Pelo exposto, percebe-se que os brasileiros, à semelhança dos ingleses, aplicavam nesse caso a chamada “diplomacia do marinheiro ferido”:

“A entrada de um exército brasileiro no território da República Oriental do Uruguai, sem praticar ato algum de usurpação, serviu, no entanto, de fundamento para que o presidente da República do Paraguai rompesse suas relações de paz com o Brasil. A ameaça de 30 de agosto último foi alegada como prévia e solene declaração de guerra, para justificar um abuso incalculável da boa-fé internacional com que aquele governo iniciou suas hostilidades contra o Brasil. O senhor Ministro tem conhecimento da captura insidiosa do paquete brasileiro “Marquês de Olinda”, que navegava pacificamente pelo Rio Paraguai com destino à província do Mato Grosso, e da prisão aflictiva a que foram submetidos alguns passageiros indefesos daquela embarcação, entre os quais se encontrava um alto funcionário brasileiro, que se dirigia à província para assumir a administração daquela região.”

O ministro omitia, contudo, descrever a natureza da carga transportada pelo navio, classificando-a como “pacificamente” transportada por “passageiros indefesos”.

“O governo da Assunção considerou como prisioneiros de guerra e tratou com extrema severidade passageiros que simplesmente transitavam pelas águas da República, confiantes no estado de paz existente entre ambos os países e à sombra de um direito incontestável. Os tempos modernos não oferecem exemplo de atentado semelhante.”

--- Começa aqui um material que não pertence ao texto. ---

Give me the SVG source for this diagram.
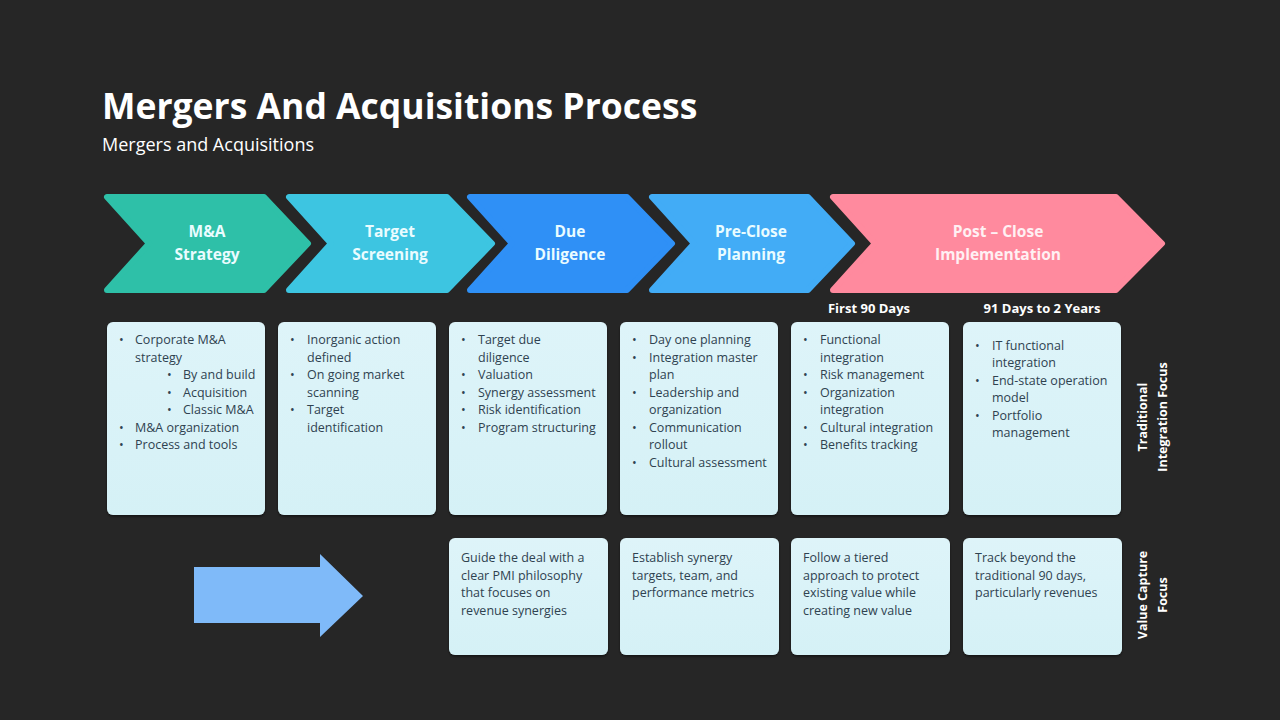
<svg xmlns="http://www.w3.org/2000/svg" width="1280" height="720" viewBox="0 0 1280 720">
<defs>
<style>
.title{font-family:"Open Sans","Liberation Sans",sans-serif;font-weight:700;font-size:35.5px;fill:#ffffff}
.sub{font-family:"Open Sans","Liberation Sans",sans-serif;font-size:18px;fill:#ffffff}
.chev{font-family:"Open Sans","Liberation Sans",sans-serif;font-weight:700;font-size:15.5px;fill:#eafcff;text-anchor:middle}
.phase{font-family:"Open Sans","Liberation Sans",sans-serif;font-weight:700;font-size:13px;fill:#ffffff;text-anchor:middle}
.box{fill:url(#boxg);filter:url(#sh)}
.t{font-family:"Open Sans","Liberation Sans",sans-serif;font-size:12.5px;fill:#2f4250}
.side{font-family:"Open Sans","Liberation Sans",sans-serif;font-weight:700;font-size:12.5px;fill:#ffffff;text-anchor:middle}
</style>
<linearGradient id="boxg" x1="0" y1="0" x2="0" y2="1">
<stop offset="0" stop-color="#def4f9"/>
<stop offset="1" stop-color="#d5f1f6"/>
</linearGradient>
<filter id="sh" x="-5%" y="-5%" width="110%" height="110%">
<feDropShadow dx="0" dy="1.5" stdDeviation="1" flood-color="#000000" flood-opacity="0.5"/>
</filter>
</defs>
<rect x="0" y="0" width="1280" height="720" fill="#262626"/>
<text class="title" x="102" y="119">Mergers And Acquisitions Process</text>
<text class="sub" x="102" y="151">Mergers and Acquisitions</text>

<g id="chevrons">
<g id="c1">
<polygon points="107,197 264,197 308,243.5 264,290 107,290 149,243.5" fill="#2ec0a8" stroke="#2ec0a8" stroke-width="6" stroke-linejoin="round"/>
<text class="chev" x="207" y="237">M&amp;A</text>
<text class="chev" x="207" y="260">Strategy</text>
</g>
<g id="c2">
<polygon points="289,197 447,197 492,243.5 447,290 289,290 331,243.5" fill="#3dc5e1" stroke="#3dc5e1" stroke-width="6" stroke-linejoin="round"/>
<text class="chev" x="390" y="237">Target</text>
<text class="chev" x="390" y="260">Screening</text>
</g>
<g id="c3">
<polygon points="470,197 627,197 672,243.5 627,290 470,290 512,243.5" fill="#2f90f6" stroke="#2f90f6" stroke-width="6" stroke-linejoin="round"/>
<text class="chev" x="570" y="237">Due</text>
<text class="chev" x="570" y="260">Diligence</text>
</g>
<g id="c4">
<polygon points="652,197 808,197 852,243.5 808,290 652,290 694,243.5" fill="#42acf6" stroke="#42acf6" stroke-width="6" stroke-linejoin="round"/>
<text class="chev" x="751" y="237">Pre-Close</text>
<text class="chev" x="751" y="260">Planning</text>
</g>
<g id="c5">
<polygon points="833,197 1116,197 1162,243.5 1116,290 833,290 875,243.5" fill="#ff8a9e" stroke="#ff8a9e" stroke-width="6" stroke-linejoin="round"/>
<text class="chev" x="998" y="237" style="fill:#fff0f3">Post – Close</text>
<text class="chev" x="998" y="260" style="fill:#fff0f3">Implementation</text>
</g>
</g>

<text class="phase" x="869" y="313">First 90 Days</text>
<text class="phase" x="1042" y="313">91 Days to 2 Years</text>

<g id="b1">
<rect class="box" x="107" y="322" width="158" height="193" rx="6"/>
<text class="t" x="119" y="344">•</text><text class="t" x="135" y="344">Corporate M&amp;A</text>
<text class="t" x="135" y="361.5">strategy</text>
<text class="t" x="167" y="379">•</text><text class="t" x="183" y="379">By and build</text>
<text class="t" x="167" y="396.5">•</text><text class="t" x="183" y="396.5">Acquisition</text>
<text class="t" x="167" y="414">•</text><text class="t" x="183" y="414">Classic M&amp;A</text>
<text class="t" x="119" y="431.5">•</text><text class="t" x="135" y="431.5">M&amp;A organization</text>
<text class="t" x="119" y="449">•</text><text class="t" x="135" y="449">Process and tools</text>
</g>
<g id="b2">
<rect class="box" x="278" y="322" width="158" height="193" rx="6"/>
<text class="t" x="290" y="344">•</text><text class="t" x="307" y="344">Inorganic action</text>
<text class="t" x="307" y="361.5">defined</text>
<text class="t" x="290" y="379">•</text><text class="t" x="307" y="379">On going market</text>
<text class="t" x="307" y="396.5">scanning</text>
<text class="t" x="290" y="414">•</text><text class="t" x="307" y="414">Target</text>
<text class="t" x="307" y="431.5">identification</text>
</g>
<g id="b3">
<rect class="box" x="449" y="322" width="158" height="193" rx="6"/>
<text class="t" x="461" y="344">•</text><text class="t" x="478" y="344">Target due</text>
<text class="t" x="478" y="361.5">diligence</text>
<text class="t" x="461" y="379">•</text><text class="t" x="478" y="379">Valuation</text>
<text class="t" x="461" y="396.5">•</text><text class="t" x="478" y="396.5">Synergy assessment</text>
<text class="t" x="461" y="414">•</text><text class="t" x="478" y="414">Risk identification</text>
<text class="t" x="461" y="431.5">•</text><text class="t" x="478" y="431.5">Program structuring</text>
</g>
<g id="b4">
<rect class="box" x="620" y="322" width="158" height="193" rx="6"/>
<text class="t" x="632" y="344">•</text><text class="t" x="649" y="344">Day one planning</text>
<text class="t" x="632" y="361.5">•</text><text class="t" x="649" y="361.5">Integration master</text>
<text class="t" x="649" y="379">plan</text>
<text class="t" x="632" y="396.5">•</text><text class="t" x="649" y="396.5">Leadership and</text>
<text class="t" x="649" y="414">organization</text>
<text class="t" x="632" y="431.5">•</text><text class="t" x="649" y="431.5">Communication</text>
<text class="t" x="649" y="449">rollout</text>
<text class="t" x="632" y="466.5">•</text><text class="t" x="649" y="466.5">Cultural assessment</text>
</g>
<g id="b5">
<rect class="box" x="791" y="322" width="158" height="193" rx="6"/>
<text class="t" x="803" y="344">•</text><text class="t" x="820" y="344">Functional</text>
<text class="t" x="820" y="361.5">integration</text>
<text class="t" x="803" y="379">•</text><text class="t" x="820" y="379">Risk management</text>
<text class="t" x="803" y="396.5">•</text><text class="t" x="820" y="396.5">Organization</text>
<text class="t" x="820" y="414">integration</text>
<text class="t" x="803" y="431.5">•</text><text class="t" x="820" y="431.5">Cultural integration</text>
<text class="t" x="803" y="449">•</text><text class="t" x="820" y="449">Benefits tracking</text>
</g>
<g id="b6">
<rect class="box" x="963" y="322" width="158" height="193" rx="6"/>
<text class="t" x="975" y="350">•</text><text class="t" x="992" y="350">IT functional</text>
<text class="t" x="992" y="367">integration</text>
<text class="t" x="975" y="385">•</text><text class="t" x="992" y="385">End-state operation</text>
<text class="t" x="992" y="402">model</text>
<text class="t" x="975" y="419.5">•</text><text class="t" x="992" y="419.5">Portfolio</text>
<text class="t" x="992" y="437">management</text>
</g>

<g id="v3">
<rect class="box" x="449" y="538" width="159" height="117" rx="6"/>
<text class="t" x="461" y="562">Guide the deal with a</text>
<text class="t" x="461" y="579.5">clear PMI philosophy</text>
<text class="t" x="461" y="597">that focuses on</text>
<text class="t" x="461" y="614.5">revenue synergies</text>
</g>
<g id="v4">
<rect class="box" x="620" y="538" width="159" height="117" rx="6"/>
<text class="t" x="632" y="562">Establish synergy</text>
<text class="t" x="632" y="579.5">targets, team, and</text>
<text class="t" x="632" y="597">performance metrics</text>
</g>
<g id="v5">
<rect class="box" x="791" y="538" width="159" height="117" rx="6"/>
<text class="t" x="803" y="562">Follow a tiered</text>
<text class="t" x="803" y="579.5">approach to protect</text>
<text class="t" x="803" y="597">existing value while</text>
<text class="t" x="803" y="614.5">creating new value</text>
</g>
<g id="v6">
<rect class="box" x="963" y="538" width="159" height="117" rx="6"/>
<text class="t" x="975" y="562">Track beyond the</text>
<text class="t" x="975" y="579.5">traditional 90 days,</text>
<text class="t" x="975" y="597">particularly revenues</text>
</g>

<g id="side-labels">
<text class="side" transform="translate(1142,417) rotate(-90)"><tspan x="0" y="4.5">Traditional</tspan><tspan x="0" y="24.5">Integration Focus</tspan></text>
<text class="side" transform="translate(1142,595) rotate(-90)"><tspan x="0" y="4.5">Value Capture</tspan><tspan x="0" y="24.5">Focus</tspan></text>
</g>

<g id="connectors">
<polygon points="194,567 320,567 320,554 363,596 320,637 320,623 194,623" fill="#7fbaf9"/>
</g>
</svg>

Os exemplos não faltavam, inclusive fornecidos pelo próprio Império: as “Californias” e a invasão à Banda Oriental, os bandeirantes nas Missões, o bombardeio de Paysandú e o assassinato de Leandro Gómez, entre muitos outros. Ainda assim, a nota do ministro prossegue como se tudo isso fosse ficção:

“O conflito do Brasil com o governo de Montevidéu foi, como se vê, um pretexto e uma ocasião que o governo paraguaio aproveitou para levar a efeito seus projetos de guerra. Os fatos relatados iluminam claramente o plano há muito premeditado por aquele governo e o objetivo a que se dirige; mas há outra prova não menos significativa de suas intenções maléficas. Essa prova é a expedição militar que enviou ao território do Mato Grosso, contando com a vantagem da surpresa naquela remota província brasileira, agora vítima da devastação e das atrocidades praticadas por seus invasores.”

Por fim, a nota busca eximir o Império de responsabilidade na futura guerra planejada contra o Paraguai:

_“Em vista de tantos e tão graves atos de provocação, a responsabilidade pela guerra entre o Brasil e a República do Paraguai recairá exclusivamente sobre o governo da Assunção. O governo imperial repelirá com força seu agressor, mas, salvaguardando a dignidade do Império e seus direitos legítimos, não confundirá a nação paraguaia com o governo que a expõe aos riscos de uma guerra injusta, e saberá manter-se, como beligerante, dentro dos limites estabelecidos por sua própria civilização e seus compromissos internacionais.

O abaixo assinado tem a honra de renovar ao Sr. Dr. D. Rufino de Elizalde as manifestações de sua mais alta consideração.